Within any given fret span (say frets 2-5 for the G major sale pattern 1 E-shape) there sit more than one octave span of the G major scale itself.
Including the lowest available sale note of F# (fret 2 of the 6th string) to the highest available note of A (fret 5 of the 1st string) the scale spans:
F#, G, A, B, C, D, E, F#, G, A, B, C, D, E, F#, G, A
17 scale tones in total.
All CAGED scale pattern shapes have 17 scale tones.
The scale patterns blend and merge together giving across the entire guitar fretboard a huge scale span of notes.
Why limit the options when there’s so many notes from low to high?
I have no idea honestly. just trying to get a handle on the bare basics. justin starts the lesson by stating the major scale is do re mi fa so la ti do, but then continues on past the “do” for many more notes (that dont sound anything like do re mi). my first rodeo with theory past grade 1 and 2.

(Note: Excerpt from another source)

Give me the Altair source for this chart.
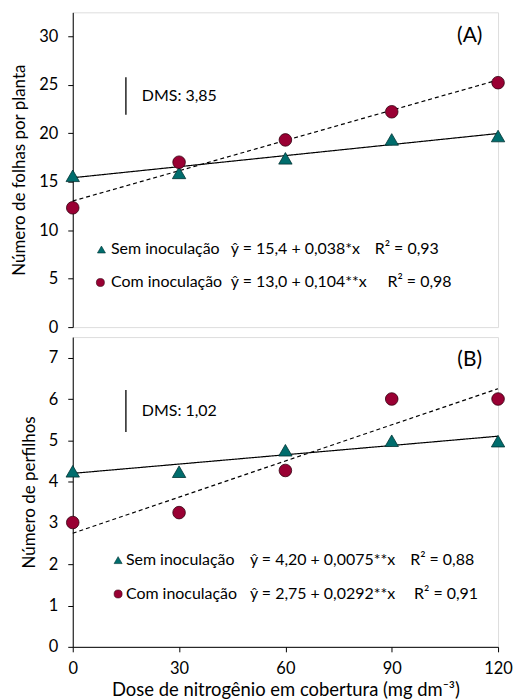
import altair as alt
import pandas as pd

FONT = "Lato"

doses = [0, 30, 60, 90, 120]

# Panel A: Número de folhas por planta
a_sem = [15.6, 15.9, 17.4, 19.35, 19.7]
a_com = [12.3, 17.0, 19.3, 22.2, 25.2]
a_sem_fit = [15.4, 19.96]
a_com_fit = [13.0, 25.48]
a_dms = [21.9, 25.75]

# Panel B: Número de perfilhos
b_sem = [4.25, 4.24, 4.76, 4.99, 4.98]
b_com = [3.01, 3.25, 4.27, 6.0, 6.0]
b_sem_fit = [4.20, 5.10]
b_com_fit = [2.75, 6.25]
b_dms = [5.2, 6.22]

fit_x = [0, 120]

TEAL = "#006d6d"
MAROON = "#990033"
FS = 16
W = 427


def panel(sem, com, sem_fit, com_fit, dms, ymax, yticks, ytitle, label, dms_text,
          leg_rows, height, show_x):
    pts = pd.DataFrame({"x": doses * 2, "y": sem + com,
                        "s": ["Sem"] * 5 + ["Com"] * 5})
    fits = pd.DataFrame({"x": fit_x * 2, "y": sem_fit + com_fit,
                         "s": ["Sem"] * 2 + ["Com"] * 2})
    xscale = alt.Scale(domain=[0, 120], nice=False, zero=False)
    yscale = alt.Scale(domain=[0, ymax], nice=False)
    if show_x:
        xaxis = alt.Axis(values=doses, title="Dose de nitrogênio em cobertura (mg dm⁻³)",
                         grid=False, tickSize=5, labelPadding=9, titlePadding=3,
                         labelFontSize=16.5, titleFontSize=18.5, labelFont=FONT,
                         titleFont=FONT, titleFontWeight="normal", tickColor="black",
                         domainColor="black", labelColor="black", titleColor="black",
                         labelFlush=False)
    else:
        xaxis = None
    yaxis = alt.Axis(values=yticks, title=ytitle, grid=False, tickSize=5,
                     labelPadding=10, titlePadding=10, labelFontSize=16.5,
                     titleFontSize=17, labelFont=FONT, titleFont=FONT,
                     titleFontWeight="normal", tickColor="black", domainColor="black",
                     labelColor="black", titleColor="black")
    X = alt.X("x:Q", scale=xscale, axis=xaxis)
    Y = alt.Y("y:Q", scale=yscale, axis=yaxis)

    lines = alt.Chart(fits).mark_line(color="black", strokeWidth=1.2).encode(
        x=X, y=Y,
        strokeDash=alt.StrokeDash("s:N", scale=alt.Scale(domain=["Sem", "Com"],
                                  range=[[1, 0], [4, 3]]), legend=None),
        detail="s:N")
    tri = alt.Chart(pts[pts.s == "Sem"]).mark_point(
        shape="triangle-up", filled=True, fill=TEAL, stroke="#003333",
        strokeWidth=0.8, size=180, opacity=1).encode(x=X, y=Y)
    cir = alt.Chart(pts[pts.s == "Com"]).mark_point(
        shape="circle", filled=True, fill=MAROON, stroke="#330010",
        strokeWidth=0.8, size=160, opacity=1).encode(x=X, y=Y)

    dms_df = pd.DataFrame({"x": [15], "y": [dms[0]], "y2": [dms[1]]})
    dms_rule = alt.Chart(dms_df).mark_rule(color="black", strokeWidth=1.3).encode(
        x=X, y=Y, y2="y2:Q")
    dms_lab = alt.Chart(pd.DataFrame({"x": [19.5], "y": [(dms[0] + dms[1]) / 2],
                                      "t": [dms_text]})).mark_text(
        align="left", baseline="middle", font=FONT, fontSize=FS, color="black"
    ).encode(x=X, y=Y, text="t:N")
    lab = alt.Chart(pd.DataFrame({"x": [112], "y": [ymax * 0.925], "t": [label]})).mark_text(
        align="center", baseline="middle", font=FONT, fontSize=21, color="black"
    ).encode(x=X, y=Y, text="t:N")

    layers = [lines, tri, cir, dms_rule, dms_lab, lab]
    for (mx, my, shape, col, stroke, tx, name, ex, eq, rx, r2) in leg_rows:
        layers.append(alt.Chart(pd.DataFrame({"x": [mx], "y": [my]})).mark_point(
            shape=shape, filled=True, fill=col, stroke=stroke, strokeWidth=0.6,
            size=65, opacity=1).encode(x=X, y=Y))
        tdf = pd.DataFrame({"x": [tx, ex, rx], "y": [my] * 3, "t": [name, eq, r2]})
        layers.append(alt.Chart(tdf).mark_text(
            align="left", baseline="middle", font=FONT, fontSize=FS, color="black"
        ).encode(x=X, y=Y, text="t:N"))

    return alt.layer(*layers).properties(width=W, height=height)


leg_a = [
    (8.1, 8.0, "triangle-up", TEAL, "#003333", 10.8, "Sem inoculação", 44.6,
     "ŷ = 15,4 + 0,038*x", 85.2, "R² = 0,93"),
    (7.8, 4.6, "circle", MAROON, "#330010", 10.8, "Com inoculação", 44.6,
     "ŷ = 13,0 + 0,104**x", 88.8, "R² = 0,98"),
]
leg_b = [
    (12.8, 2.1, "triangle-up", TEAL, "#003333", 15.0, "Sem inoculação", 50.0,
     "ŷ = 4,20 + 0,0075**x", 95.2, "R² = 0,88"),
    (12.8, 1.28, "circle", MAROON, "#330010", 15.0, "Com inoculação", 50.0,
     "ŷ = 2,75 + 0,0292**x", 96.3, "R² = 0,91"),
]

top = panel(a_sem, a_com, a_sem_fit, a_com_fit, a_dms, 32.45, [0, 5, 10, 15, 20, 25, 30],
            "Número de folhas por planta", "(A)", "DMS: 3,85", leg_a, 316, False)
bot = panel(b_sem, b_com, b_sem_fit, b_com_fit, b_dms, 7.5, [0, 1, 2, 3, 4, 5, 6, 7],
            "Número de perfilhos", "(B)", "DMS: 1,02", leg_b, 311, True)

chart = alt.vconcat(top, bot, spacing=0).properties(
    padding={"left": 2, "top": 2, "right": 0, "bottom": 0}
).configure_view(stroke="black", strokeWidth=1.5).configure(background="white")

chart.save("out.html", embed_options={"renderer": "svg", "actions": False})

Do Re Mi Fa So La Ti Do is one octave starting and ending on the same note with an octave between them.
That last Do can represent the end of one iteration and the start of a new iteration in a continuous chain or loop.
Do Re Mi Fa So La Ti Do Re Mi Fa So La Ti Do
Do can represent the end and start of ocatve cycles of the major scale endlessly for many repeats.
… Do Re Mi Fa So La Ti Do Re Mi Fa So La Ti Do Re Mi Fa So La Ti Do Re Mi Fa So La Ti Do …
@LesPaulMoreRay think of a piano. The white note span 6 octives but only contain 7 notes. The 6 strings of the guitar used in the scale pattern is 2 of those octives plus a few extra note to complete the pattern.